Key Takeaway: Directors must deal candidly with their fellow directors. At a minimum, that means not affirmatively deceiving each other into attending regular or special meetings. Infringing on this prohibition may invalidate board-action taken at the meeting.

TenPettry v. Gilead Sciences, Inc., 2020 WL 6870461 (Del. Ch. Nov. 24, 2020) (McCormick, Vice Chancellor)

Once again, Section 220 of the DGCL grants stockholders a qualified right to inspect the corporate books and records that are necessary to satisfy a proper purpose, like investigating suspected corporate wrongdoing or mismanagement, potentially to explore plenary claims.

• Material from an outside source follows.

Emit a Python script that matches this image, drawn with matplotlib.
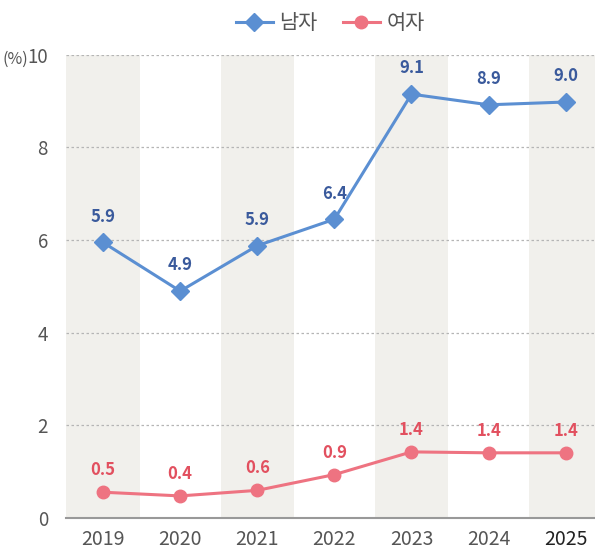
import matplotlib
matplotlib.use("Agg")
import matplotlib.pyplot as plt
from matplotlib.lines import Line2D

plt.rcParams['font.family'] = ['Noto Sans CJK KR', 'DejaVu Sans']

years = ['2019', '2020', '2021', '2022', '2023', '2024', '2025']
men = [5.95, 4.9, 5.88, 6.45, 9.15, 8.92, 8.98]
men_labels = ['5.9', '4.9', '5.9', '6.4', '9.1', '8.9', '9.0']
women = [0.56, 0.48, 0.6, 0.94, 1.43, 1.41, 1.41]
women_labels = ['0.5', '0.4', '0.6', '0.9', '1.4', '1.4', '1.4']
yticks = [0, 2, 4, 6, 8, 10]
ytick_labels = ['0', '2', '4', '6', '8', '10']
unit_label = '(%)'

men_line = '#5b8fd2'
men_text = '#3a5a9c'
women_line = '#ee7381'
women_text = '#e2505f'

fig = plt.figure(figsize=(5.95, 5.53), dpi=100)
ax = fig.add_axes([0.111, 0.063, 0.889, 0.838])

x = list(range(len(years)))
for i in x:
    if i % 2 == 0:
        ax.axvspan(i - 0.475, i + 0.475, color='#f1f0ec', zorder=0, lw=0)

for t in yticks[1:]:
    ax.axhline(t, color='#b5b5b5', lw=0.9, ls=(0, (2, 2)), zorder=1)

ax.plot(x, men, color=men_line, lw=2.2, marker='D', ms=9, zorder=3)
ax.plot(x, women, color=women_line, lw=2.2, marker='o', ms=9, zorder=3)

for i in x:
    ax.text(i, men[i] + 0.36, men_labels[i], ha='center', va='bottom',
            fontsize=12, color=men_text, fontweight='bold')
    ax.text(i, women[i] + 0.28, women_labels[i], ha='center', va='bottom',
            fontsize=12, color=women_text, fontweight='bold')

ax.set_xlim(-0.48, 6.38)
ax.set_ylim(0, 10)
ax.set_xticks(x)
ax.set_xticklabels(years, fontsize=14, color='#555555')
ax.get_xticklabels()[-1].set_color('#222222')
ax.set_yticks(yticks)
ax.set_yticklabels(ytick_labels, fontsize=13.5, color='#555555')
ax.tick_params(length=0, pad=8)
ax.tick_params(axis='y', pad=13)
ax.text(-0.072, 0.99, unit_label, transform=ax.transAxes, ha='right', va='center',
        fontsize=11.5, color='#555555')
for s in ['top', 'right', 'left']:
    ax.spines[s].set_visible(False)
ax.spines['bottom'].set_color('#999999')
ax.spines['bottom'].set_linewidth(1.5)

handles = [Line2D([], [], color=men_line, lw=2.2, marker='D', ms=9),
           Line2D([], [], color=women_line, lw=2.2, marker='o', ms=9)]
fig.legend(handles, ['남자', '여자'], loc='center', bbox_to_anchor=(0.555, 0.958),
           ncol=2, frameon=False, handlelength=1.8, columnspacing=1.2,
           handletextpad=0.3, labelcolor='#555555', prop={'size': 15})

fig.savefig('out.png', dpi=100)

Section 220 rights have gained significance following the development of various doctrines under Delaware law that pose pleading stage hurdles to stockholder plaintiffs. The burden on stockholder plaintiffs to show their entitlement to inspection is minimal—the “credible basis” standard is the “lowest possible burden of proof” under Delaware law. Despite this plaintiff-friendly standard, and perhaps in part because of it, disputes in a Section 220 action tend to balloon beyond the proceeding’s intended summary nature.

What makes this Section 220 decision notable is the Court of Chancery’s observation of a negative trend, in addition to its proscribed cure. This action involved circumstances where the plaintiff’s credible basis was rather strong and the defendant nonetheless offered a plethora of defenses, including some bordering on “absurd.” According to the Court, the defense strategy was “overly aggressive” and, more broadly, “epitomize[d] a trend.” As the Court elaborated, “defendants are increasingly treating Section 220 actions as ‘surrogate proceeding[s] to litigate the possible merits of the suit’ and ‘place obstacles in the plaintiffs’ way to obstruct them from employing it as a quick and easy pre-filing discovery tool.’” In the Court’s opinion, defendants adopt this strategy believing that there is no real downside. But the potential downside is the Court of Chancery’s “power to shift fees as a tool to deter abusive litigation tactics.” Here, in addition to awarding inspection, the Court granted plaintiffs leave to request fee-shifting under the bad faith exception to the American rule.

Key Takeaway: A corporation remains entitled vigorously to defend against a Section 220 inspection and probe the legitimacy of a plaintiff’s stated purposes. But corporations must be careful to avoid scorched earth defense strategies and should remain mindful of proportionality considerations in summary books-and-records proceedings.